Minnesota Law Review

Money Talks but It Isn’t Speech

The Article challenges the central premise of our campaign finance law, namely that restrictions on giving and spending money constitute restrictions on speech, and thus can only be justified by compelling governmental interests. This claim has become so embedded in constitutional doctrine that in the most recent Supreme Court case in this area, Citizens United v. FEC, the majority asserts it without discussion or argument. This claim is often defended on the ground that money is important or necessary for speech. While money surely facilitates speech, money also facilitates the exercise of many other constitutional rights. By looking at these other rights, the Article calls attention to the fact that sometimes constitutional rights generate a penumbral right to spend money and sometimes they do not. Thus, the fact that money facilitates the exercise of a right is insufficient to show that the right includes a penumbral right to give or spend money.
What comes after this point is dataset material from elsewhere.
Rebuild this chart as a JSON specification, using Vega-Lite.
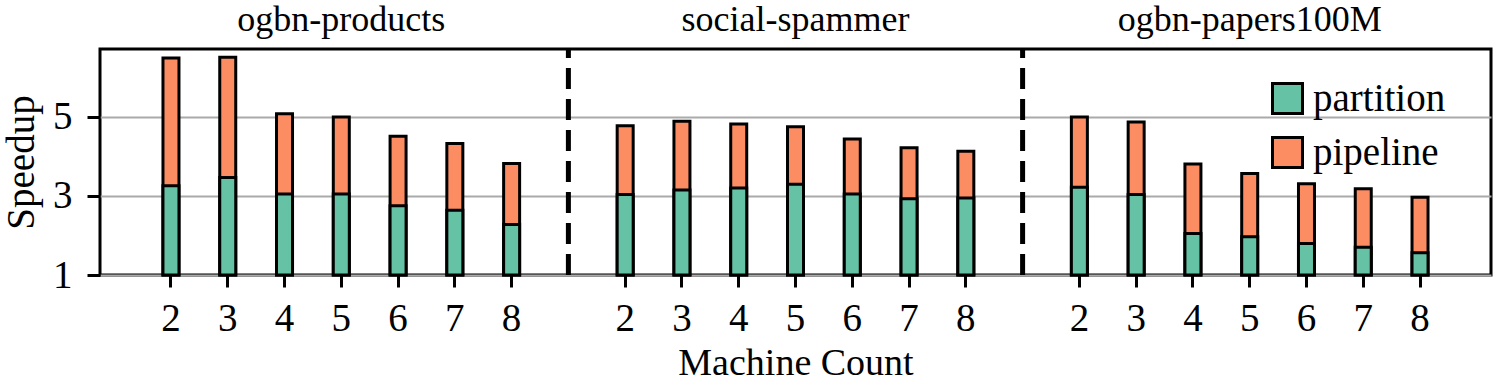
{
  "$schema": "https://vega.github.io/schema/vega-lite/v6.json",
  "width": 1391,
  "height": 226,
  "autosize": {"type": "none"},
  "padding": {"left": 100, "top": 49, "right": 4, "bottom": 108},
  "background": "white",
  "config": {
    "font": "Liberation Serif",
    "view": {"stroke": "black", "strokeWidth": 3},
    "axis": {
      "labelFont": "Liberation Serif",
      "titleFont": "Liberation Serif",
      "labelFontSize": 39,
      "titleFontSize": 39,
      "labelColor": "black",
      "titleColor": "black",
      "titleFontWeight": "normal",
      "tickColor": "black",
      "tickWidth": 3,
      "labelLimit": 0,
      "domain": false
    }
  },
  "datasets": {
    "bars": [
      {"dataset": "ogbn-products", "machines": 2, "bar": "ogbn-products/2", "series": "pipeline", "speedup": 6.49},
      {"dataset": "ogbn-products", "machines": 3, "bar": "ogbn-products/3", "series": "pipeline", "speedup": 6.51},
      {"dataset": "ogbn-products", "machines": 4, "bar": "ogbn-products/4", "series": "pipeline", "speedup": 5.08},
      {"dataset": "ogbn-products", "machines": 5, "bar": "ogbn-products/5", "series": "pipeline", "speedup": 5.0},
      {"dataset": "ogbn-products", "machines": 6, "bar": "ogbn-products/6", "series": "pipeline", "speedup": 4.51},
      {"dataset": "ogbn-products", "machines": 7, "bar": "ogbn-products/7", "series": "pipeline", "speedup": 4.33},
      {"dataset": "ogbn-products", "machines": 8, "bar": "ogbn-products/8", "series": "pipeline", "speedup": 3.82},
      {"dataset": "social-spammer", "machines": 2, "bar": "social-spammer/2", "series": "pipeline", "speedup": 4.78},
      {"dataset": "social-spammer", "machines": 3, "bar": "social-spammer/3", "series": "pipeline", "speedup": 4.89},
      {"dataset": "social-spammer", "machines": 4, "bar": "social-spammer/4", "series": "pipeline", "speedup": 4.82},
      {"dataset": "social-spammer", "machines": 5, "bar": "social-spammer/5", "series": "pipeline", "speedup": 4.75},
      {"dataset": "social-spammer", "machines": 6, "bar": "social-spammer/6", "series": "pipeline", "speedup": 4.44},
      {"dataset": "social-spammer", "machines": 7, "bar": "social-spammer/7", "series": "pipeline", "speedup": 4.22},
      {"dataset": "social-spammer", "machines": 8, "bar": "social-spammer/8", "series": "pipeline", "speedup": 4.13},
      {"dataset": "ogbn-papers100M", "machines": 2, "bar": "ogbn-papers100M/2", "series": "pipeline", "speedup": 5.0},
      {"dataset": "ogbn-papers100M", "machines": 3, "bar": "ogbn-papers100M/3", "series": "pipeline", "speedup": 4.87},
      {"dataset": "ogbn-papers100M", "machines": 4, "bar": "ogbn-papers100M/4", "series": "pipeline", "speedup": 3.81},
      {"dataset": "ogbn-papers100M", "machines": 5, "bar": "ogbn-papers100M/5", "series": "pipeline", "speedup": 3.57},
      {"dataset": "ogbn-papers100M", "machines": 6, "bar": "ogbn-papers100M/6", "series": "pipeline", "speedup": 3.31},
      {"dataset": "ogbn-papers100M", "machines": 7, "bar": "ogbn-papers100M/7", "series": "pipeline", "speedup": 3.18},
      {"dataset": "ogbn-papers100M", "machines": 8, "bar": "ogbn-papers100M/8", "series": "pipeline", "speedup": 2.97},
      {"dataset": "ogbn-products", "machines": 2, "bar": "ogbn-products/2", "series": "partition", "speedup": 3.26},
      {"dataset": "ogbn-products", "machines": 3, "bar": "ogbn-products/3", "series": "partition", "speedup": 3.47},
      {"dataset": "ogbn-products", "machines": 4, "bar": "ogbn-products/4", "series": "partition", "speedup": 3.05},
      {"dataset": "ogbn-products", "machines": 5, "bar": "ogbn-products/5", "series": "partition", "speedup": 3.05},
      {"dataset": "ogbn-products", "machines": 6, "bar": "ogbn-products/6", "series": "partition", "speedup": 2.75},
      {"dataset": "ogbn-products", "machines": 7, "bar": "ogbn-products/7", "series": "partition", "speedup": 2.64},
      {"dataset": "ogbn-products", "machines": 8, "bar": "ogbn-products/8", "series": "partition", "speedup": 2.28},
      {"dataset": "social-spammer", "machines": 2, "bar": "social-spammer/2", "series": "partition", "speedup": 3.04},
      {"dataset": "social-spammer", "machines": 3, "bar": "social-spammer/3", "series": "partition", "speedup": 3.15},
      {"dataset": "social-spammer", "machines": 4, "bar": "social-spammer/4", "series": "partition", "speedup": 3.2},
      {"dataset": "social-spammer", "machines": 5, "bar": "social-spammer/5", "series": "partition", "speedup": 3.3},
      {"dataset": "social-spammer", "machines": 6, "bar": "social-spammer/6", "series": "partition", "speedup": 3.05},
      {"dataset": "social-spammer", "machines": 7, "bar": "social-spammer/7", "series": "partition", "speedup": 2.93},
      {"dataset": "social-spammer", "machines": 8, "bar": "social-spammer/8", "series": "partition", "speedup": 2.95},
      {"dataset": "ogbn-papers100M", "machines": 2, "bar": "ogbn-papers100M/2", "series": "partition", "speedup": 3.22},
      {"dataset": "ogbn-papers100M", "machines": 3, "bar": "ogbn-papers100M/3", "series": "partition", "speedup": 3.04},
      {"dataset": "ogbn-papers100M", "machines": 4, "bar": "ogbn-papers100M/4", "series": "partition", "speedup": 2.05},
      {"dataset": "ogbn-papers100M", "machines": 5, "bar": "ogbn-papers100M/5", "series": "partition", "speedup": 1.97},
      {"dataset": "ogbn-papers100M", "machines": 6, "bar": "ogbn-papers100M/6", "series": "partition", "speedup": 1.8},
      {"dataset": "ogbn-papers100M", "machines": 7, "bar": "ogbn-papers100M/7", "series": "partition", "speedup": 1.7},
      {"dataset": "ogbn-papers100M", "machines": 8, "bar": "ogbn-papers100M/8", "series": "partition", "speedup": 1.56}
    ],
    "separators": [
      {"bar": "|1"},
      {"bar": "|2"}
    ]
  },
  "layer": [
    {
      "data": {"name": "bars"},
      "mark": {"type": "bar", "width": 16, "stroke": "black", "strokeWidth": 3},
      "encoding": {
        "x": {
          "field": "bar",
          "type": "nominal",
          "sort": null,
          "scale": {
            "domain": ["ogbn-products/2", "ogbn-products/3", "ogbn-products/4", "ogbn-products/5", "ogbn-products/6", "ogbn-products/7", "ogbn-products/8", "|1",
                       "social-spammer/2", "social-spammer/3", "social-spammer/4", "social-spammer/5", "social-spammer/6", "social-spammer/7", "social-spammer/8", "|2",
                       "ogbn-papers100M/2", "ogbn-papers100M/3", "ogbn-papers100M/4", "ogbn-papers100M/5", "ogbn-papers100M/6", "ogbn-papers100M/7", "ogbn-papers100M/8"],
            "paddingInner": 0,
            "paddingOuter": 0.75
          },
          "axis": {
            "orient": "bottom",
            "values": ["ogbn-products/2", "ogbn-products/3", "ogbn-products/4", "ogbn-products/5", "ogbn-products/6", "ogbn-products/7", "ogbn-products/8",
                       "social-spammer/2", "social-spammer/3", "social-spammer/4", "social-spammer/5", "social-spammer/6", "social-spammer/7", "social-spammer/8",
                       "ogbn-papers100M/2", "ogbn-papers100M/3", "ogbn-papers100M/4", "ogbn-papers100M/5", "ogbn-papers100M/6", "ogbn-papers100M/7", "ogbn-papers100M/8"],
            "labelExpr": "split(datum.value, '/')[1]",
            "labelAngle": 0,
            "tickSize": 12,
            "labelPadding": 12,
            "grid": false,
            "title": "Machine Count",
            "titleFontSize": 38,
            "titlePadding": 6
          }
        },
        "y": {
          "field": "speedup",
          "type": "quantitative",
          "scale": {"domain": [1, 6.72], "nice": false, "zero": false},
          "axis": {
            "values": [1, 3, 5],
            "tickSize": 13,
            "labelPadding": 15,
            "title": "Speedup",
            "titlePadding": 11,
            "grid": true,
            "gridColor": "#aaaaaa",
            "gridWidth": 2
          }
        },
        "y2": {"datum": 1},
        "color": {
          "field": "series",
          "type": "nominal",
          "scale": {"domain": ["partition", "pipeline"], "range": ["#66c2a5", "#fc8d62"]},
          "legend": {
            "orient": "none",
            "legendX": 1168,
            "legendY": 30,
            "title": null,
            "symbolType": "square",
            "symbolSize": 900,
            "symbolStrokeColor": "black",
            "symbolStrokeWidth": 3,
            "symbolOpacity": 1,
            "labelFont": "Liberation Serif",
            "labelFontSize": 39,
            "labelColor": "black",
            "labelOffset": 6,
            "labelLimit": 0,
            "rowPadding": 11,
            "padding": 0
          }
        }
      }
    },
    {
      "data": {"name": "separators"},
      "mark": {"type": "rule", "color": "black", "strokeWidth": 5, "strokeDash": [21, 10]},
      "encoding": {
        "x": {
          "field": "bar",
          "type": "nominal",
          "sort": null,
          "scale": {
            "domain": ["ogbn-products/2", "ogbn-products/3", "ogbn-products/4", "ogbn-products/5", "ogbn-products/6", "ogbn-products/7", "ogbn-products/8", "|1",
                       "social-spammer/2", "social-spammer/3", "social-spammer/4", "social-spammer/5", "social-spammer/6", "social-spammer/7", "social-spammer/8", "|2",
                       "ogbn-papers100M/2", "ogbn-papers100M/3", "ogbn-papers100M/4", "ogbn-papers100M/5", "ogbn-papers100M/6", "ogbn-papers100M/7", "ogbn-papers100M/8"],
            "paddingInner": 0,
            "paddingOuter": 0.75
          },
          "axis": {
            "orient": "top",
            "values": ["ogbn-products/5", "social-spammer/5", "ogbn-papers100M/5"],
            "labelExpr": "split(datum.value, '/')[0]",
            "labelAngle": 0,
            "ticks": false,
            "tickSize": 0,
            "labelPadding": 11,
            "labelFontSize": 36,
            "grid": false,
            "title": null
          }
        },
        "y": {
          "datum": 1,
          "type": "quantitative",
          "scale": {"domain": [1, 6.72], "nice": false, "zero": false},
          "axis": {
            "values": [1, 3, 5],
            "tickSize": 13,
            "labelPadding": 15,
            "title": "Speedup",
            "titlePadding": 11,
            "grid": true,
            "gridColor": "#aaaaaa",
            "gridWidth": 2
          }
        },
        "y2": {"datum": 6.72}
      }
    }
  ]
}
The Article argues that we ought to broaden the lens through which we view campaign finance cases. Rather than asking whether a restriction on campaign giving or spending violates the First Amendment, we should ask instead, when do constitutional rights generate a penumbral right to spend money? To that question, the Article offers the following answer: When a right depends on a market good for its exercise, the right generates a penumbral right to give or spend money. When a right does not depend on a market good for its exercise, the right does not include a penumbral right to spend money. Using this account, the Article argues that the right to give and spend money in connection with elections need not be treated as speech under the First Amendment.